Separating model and services translation units for faster compilation

The goal here is to be able to compile a Stan program in its own translation unit. My preliminary experiments show that takes about 7s on my machine, whereas CmdStan compiling the same model takes about 35s (this is after the precompiled headers are made). In order to achieve this separation, we’re going to need some gynmanstics on the inheritance side. There’s a pure virtual base class with a dynamic method, then an extension using the curiously recursive template pattern (CRTP) that provides static inheritance from code generation. The transpiler then generates an instance using the CRTP helper. CmdStan gets compiled in its own translation unit, only knowing there’s a factory somewhere to give it a reference to a base model—the implementation gets linked after CmdStan is compiled.

Linking is fast, so the overall compile time for simple models is going to be something like 7s.

Running example

Rather than showing how to do this with the actual code, I’m going to provide a complete runnable example in three files that’ll show what will go where. The method speak() is going to stand in as a proxy for the more complex log_prob() method in the actual model class. The includes would be part of Stan, the first translation unit would be code generated by the transpiler, and the second translation unit would be part of CmdStan.

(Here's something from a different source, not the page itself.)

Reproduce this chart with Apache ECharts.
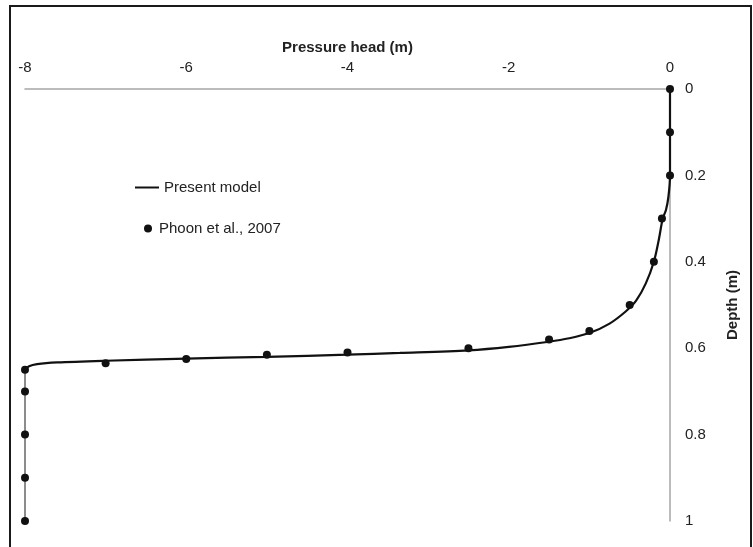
<!DOCTYPE html>
<html>
<head>
<meta charset="utf-8">
<script src="https://cdn.jsdelivr.net/npm/echarts@6/dist/echarts.min.js"></script>
<style>
  html, body { margin: 0; padding: 0; background: #fff; }
  #chart { width: 753px; height: 547px; }
</style>
</head>
<body>
<div id="chart"></div>
<script>
// Pressure head axis ticks (m) and depth axis ticks (m)
const pressureTicks = [-8, -6, -4, -2, 0];
const depthTicks = [0, 0.2, 0.4, 0.6, 0.8, 1];

// Present model: pressure head (m) vs depth (m)
const modelHead  = [0, 0, 0, -0.02, -0.05, -0.09, -0.14, -0.2, -0.3, -0.42, -0.55, -0.75, -1.0, -1.25, -1.5, -2.0, -2.5, -3.35, -4, -5, -6, -7, -7.6, -7.85, -7.95, -8];
const modelDepth = [0, 0.1, 0.2, 0.25, 0.28, 0.3, 0.35, 0.4, 0.45, 0.49, 0.515, 0.543, 0.565, 0.577, 0.585, 0.597, 0.605, 0.611, 0.615, 0.62, 0.624, 0.629, 0.633, 0.637, 0.642, 0.65];

// Saturated zone below the wetting front
const tailHead  = [-8, -8];
const tailDepth = [0.65, 1];

// Phoon et al., 2007 measurements
const phoonHead  = [0, 0, 0, -0.1, -0.2, -0.5, -1.0, -1.5, -2.5, -4, -5, -6, -7, -8, -8, -8, -8, -8];
const phoonDepth = [0, 0.1, 0.2, 0.3, 0.4, 0.5, 0.56, 0.58, 0.60, 0.61, 0.615, 0.625, 0.635, 0.65, 0.7, 0.8, 0.9, 1.0];

const zip = (a, b) => a.map((v, i) => [v, b[i]]);

const tickFont = { fontFamily: '"Liberation Sans", Arial, sans-serif', fontSize: 15, color: '#222' };
const nameFont = { fontFamily: '"Liberation Sans", Arial, sans-serif', fontSize: 15, fontWeight: 'bold', color: '#222' };
const legendFont = { fontFamily: '"Liberation Sans", Arial, sans-serif', fontSize: 15, color: '#222' };

const chart = echarts.init(document.getElementById('chart'), null, { renderer: 'canvas' });

chart.setOption({
  animation: false,
  backgroundColor: '#fff',
  grid: { left: 25, right: 83, top: 89, bottom: 26, containLabel: false },
  xAxis: {
    type: 'value',
    position: 'top',
    min: pressureTicks[0],
    max: pressureTicks[pressureTicks.length - 1],
    interval: 2,
    name: 'Pressure head (m)',
    nameLocation: 'middle',
    nameGap: 34,
    nameTextStyle: nameFont,
    axisLine: { show: true, onZero: false, lineStyle: { color: '#a6a6a6', width: 1.5 } },
    axisTick: { show: false },
    splitLine: { show: false },
    axisLabel: Object.assign({ margin: 14 }, tickFont)
  },
  yAxis: {
    type: 'value',
    position: 'right',
    inverse: true,
    min: depthTicks[0],
    max: depthTicks[depthTicks.length - 1],
    interval: 0.2,
    name: 'Depth (m)',
    nameLocation: 'middle',
    nameGap: 55,
    nameRotate: 90,
    nameTextStyle: nameFont,
    axisLine: { show: true, onZero: false, lineStyle: { color: '#a6a6a6', width: 1.5 } },
    axisTick: { show: false },
    splitLine: { show: false },
    axisLabel: Object.assign({ margin: 15 }, tickFont)
  },
  legend: [
    {
      data: [{ name: 'Present model', icon: 'rect' }],
      left: 135, top: 180,
      padding: 0,
      itemWidth: 24, itemHeight: 2,
      textStyle: legendFont
    },
    {
      data: [{ name: 'Phoon et al., 2007', icon: 'circle' }],
      left: 144, top: 221,
      padding: 0,
      itemWidth: 12, itemHeight: 8,
      textStyle: legendFont
    }
  ],
  series: [
    {
      name: 'Saturated zone',
      type: 'line',
      data: zip(tailHead, tailDepth),
      showSymbol: false,
      lineStyle: { color: '#8c8c8c', width: 2 },
      itemStyle: { color: '#8c8c8c' },
      z: 2
    },
    {
      name: 'Present model',
      type: 'line',
      data: zip(modelHead, modelDepth),
      smooth: 0.3,
      showSymbol: false,
      lineStyle: { color: '#111', width: 2.2 },
      itemStyle: { color: '#111' },
      z: 3
    },
    {
      name: 'Phoon et al., 2007',
      type: 'scatter',
      data: zip(phoonHead, phoonDepth),
      symbol: 'circle',
      symbolSize: 8,
      itemStyle: { color: '#111', opacity: 1 },
      z: 4
    }
  ],
  graphic: [
    {
      type: 'rect',
      shape: { x: 10, y: 6, width: 741, height: 600 },
      style: { fill: 'none', stroke: '#1a1a1a', lineWidth: 2 },
      silent: true,
      z: 10
    }
  ]
});
</script>
</body>
</html>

The whole thing reads like a C++ type puzzle. For background reading, I’d recommend:

tu_includes.hpp

#include <string>

struct model_base {
  virtual std::string speak() const = 0;
};

template <class T>
struct model_crtp_base : public model_base {
  std::string speak() const {
    return static_cast<T*>(this)->template say_something<false>();
  }
};

const model_base& new_model(int n, double y);

tu1.cpp

#include "tu_include.hpp"

struct foo : public model_crtp_base<const foo> {
  int n_;
  double y_;
  foo(int n, double y) : n_(n), y_(y) { }

  template <bool B>
  std::string say_something() const {
    return B ? "hello" : "goodbye";
  }
};

const model_base& new_model(int n, double y) {
  const foo* f = new foo(n, y);
  return *f;
}

tu2.cpp

#include "tu_include.hpp"
#include <iostream>

int main() {
  int n = 3;
  double y = 7;
  const model_base& model = new_model(n, y);
  std::cout << "model says " << model.speak() << std::endl;
}

Et voilà

~/temp2$ clang++ -c tu1.cpp
~/temp2$ clang++ -c tu2.cpp
~/temp2$ clang++ -o speaker tu1.o tu2.o
~/temp2$ ./speaker
model says goodbye
4 Likes

Awesome! Just to be paranoid, can you add to the example some private fields on the generated model class?

Sure. I should’ve done that to begin with as it’s what killed things last time. I’ll just update the example above for one that works with member fields.

Are there experiments demonstrating what, if any, consequences there are to run time? Does the CRTP avoid any virtual function overhead or have compilers gotten to the point where the overhead is negligible?

I think Bob intends to end up measuring it, but my suspicion here is that for any kind of non-trivial model it will be totally negligible since it adds that overhead on the order of once per leapfrog step and anything complicated has a log_prob that executes pretty slowly in comparison to that overhead. And it would have to add a ton of time to small models to make up for the 27 seconds in compilation time this will save someone.

Before Stan I had my own HMC C++ code and moving from virtual functions to a template solution sped things up by over an order of magnitude, even for expensive gradients (and they were all hand written, too, which would any autodiff complications) so I’m always weary of how sensitive things can be to virtuals deep in the code. I’d love to see experiments as soon in the process as possible.

The CRTP resolves inheritance without virtual calls. But, the pattern I’m suggesting still has a virtual layer below that, so there’ll still be a virtual function call for the log density.

Of course. We can’t introduce a noticeable slowdown with this.